О Боже! Она язычница, но Ты Великий яви на ней милость Твою.
— Взгляни на эти клубы дыма, выходящие из храма Юпитера, — сказал один сенатор другому, указывая ему рукой на великолепный мраморный храм, — там Агафон приносит еще и еще жертвы разгневанным богам. Он не жалеет денег, но все напрасно! Самые искусные врачи созваны, но они не могут помочь несчастной страдалице. Вчера, когда я проходил мимо богатого ее дома, то слышал вопли рабов, конечно притворные вопли. Все они будут рады, когда Кириакия умрет и избавит их от необходимости услуживать ей. Говорят, что кончины ее ждут с часа на час, и все готовят для богатых похорон.
— Зайдем узнать о ней. У входа в портик сидит невольник, который отвечает на вопросы проходящих, давно уже не переступающих за порог этого зачумленного дома. Говорят вчера она страшно мучилась.
— О, несчастная, оставленная всеми, униженная и страдающая, — возопил в глубине души Потит, проникнутый состраданием. Он перекрестился и горячо принялся молить Господа о подании помощи этой неизвестной, но столь несчастной, всеми оставленной женщине.
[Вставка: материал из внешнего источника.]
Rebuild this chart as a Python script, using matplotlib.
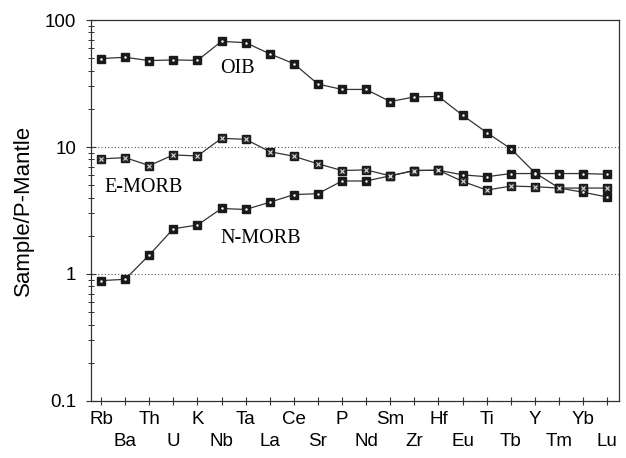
import matplotlib
matplotlib.use("Agg")
import matplotlib.pyplot as plt
import numpy as np

elements = ["Rb", "Ba", "Th", "U", "K", "Nb", "Ta", "La", "Ce", "Sr", "P",
            "Nd", "Sm", "Zr", "Hf", "Eu", "Ti", "Tb", "Y", "Tm", "Yb", "Lu"]
oib = [49.7, 50.9, 47.9, 48.5, 48.1, 67.9, 66.3, 54.2, 45.3, 31.3, 28.4,
       28.4, 22.8, 24.8, 25.0, 17.8, 13.0, 9.7, 6.27, 4.76, 4.40, 4.04]
emorb = [8.06, 8.25, 7.14, 8.66, 8.5, 11.7, 11.5, 9.19, 8.45, 7.37, 6.53,
         6.6, 5.93, 6.53, 6.56, 5.36, 4.58, 4.92, 4.87, 4.75, 4.75, 4.75]
nmorb = [0.887, 0.908, 1.41, 2.27, 2.43, 3.28, 3.22, 3.67, 4.22, 4.29, 5.4,
         5.4, 5.93, 6.53, 6.56, 6.04, 5.83, 6.18, 6.18, 6.18, 6.18, 6.1]
series_labels = ["OIB", "E-MORB", "N-MORB"]
yticks = [0.1, 1, 10, 100]
ytick_labels = ["0.1", "1", "10", "100"]

fig = plt.figure(figsize=(6.26, 4.58), dpi=100)
ax = fig.add_axes([0.1454, 0.1245, 0.8434, 0.8318])
x = np.arange(len(elements))

lc = "#333333"
ms = 5.5
# OIB and N-MORB: filled squares with small white dot
for data in (oib, nmorb):
    ax.plot(x, data, color=lc, lw=0.9, marker="s", ms=ms, mfc="#1a1a1a",
            mec="#1a1a1a", zorder=3)
    ax.plot(x, data, ls="none", marker=".", ms=1.5, color="white", zorder=4)
# E-MORB: hatched squares
ax.plot(x, emorb, color=lc, lw=0.9, marker="s", ms=ms, mfc="#2a2a2a",
        mec="#1a1a1a", zorder=3)
ax.plot(x, emorb, ls="none", marker="x", ms=3.2, mew=0.8, color="#dddddd", zorder=4)

ax.set_yscale("log")
ax.set_ylim(0.1, 100)
ax.set_xlim(-0.415, 21.49)

for yv in (1, 10):
    ax.axhline(yv, color="#555555", lw=0.8, ls=(0, (1, 2)), zorder=1)

ax.set_yticks(yticks)
ax.set_yticklabels(ytick_labels, family="Liberation Sans", fontsize=13.5)
ax.tick_params(axis="y", which="major", direction="inout", length=7.2, width=0.8,
               color="#333333", pad=7)
ax.tick_params(axis="y", which="minor", direction="inout", length=4.3, width=0.7,
               color="#333333")
ax.yaxis.set_minor_locator(matplotlib.ticker.LogLocator(base=10, subs=np.arange(2, 10)))
ax.yaxis.set_minor_formatter(matplotlib.ticker.NullFormatter())

ax.set_xticks(x)
labs = [e if i % 2 == 0 else "\n" + e for i, e in enumerate(elements)]
ax.set_xticklabels(labs, family="Liberation Sans", fontsize=13.5)
for t in ax.get_xticklabels():
    t.set_linespacing(1.4)
ax.tick_params(axis="x", which="major", direction="inout", length=5.8, width=0.8,
               color="#333333", pad=4.5)

for s in ax.spines.values():
    s.set_color("#333333")
    s.set_linewidth(0.9)

ax.set_ylabel("Sample/P-Mantle", family="Liberation Sans", fontsize=16, labelpad=8)

ax.text(5.64, 41.3, series_labels[0], family="Liberation Serif", fontsize=14.5, ha="center", va="center")
ax.text(1.76, 4.77, series_labels[1], family="Liberation Serif", fontsize=14.5, ha="center", va="center")
ax.text(6.64, 1.905, series_labels[2], family="Liberation Serif", fontsize=14.5, ha="center", va="center")

fig.savefig("out.png", dpi=100)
Потит встал и медленно пошел вперед. Пройдя две многолюдные улицы, влекомый непостижимою силой, отрок повернул за угол и очутился пред большим и богатым домом. Белая мраморная, широкая лестница вела к портику, украшенному колоннами из разноцветного мрамора; капители колонн были дивно вырезаны искусным резцом знаменитого мастера. Этрусские вазы, наполненные редкими растениями, разливали вокруг аромат и прельщали зрение редкими по красоте и форме цветами. Потит увидел тех же двух сенаторов, которые, не входя на лестницу, стояли на улице близ дома и разговаривали с невольником. Он миновал их и вошел по белым как утренний снег ступеням и, достигши портика, остановился, закрыл лицо руками и стал горячо молиться. В ту минуту, когда он таким образом был сосредоточен всем существом своим в молитве и погружен в свои благочестивые чувства, грубый голос вывел его из забвения.
— Эй ты, мальчик! Кто ты? Что ты тут делаешь? Нищим тут не место! Убирайся, не знаешь сам, куда зашел — тут зараза и мы-то здесь поневоле. Бежал бы, если бы мог, а ты лезешь?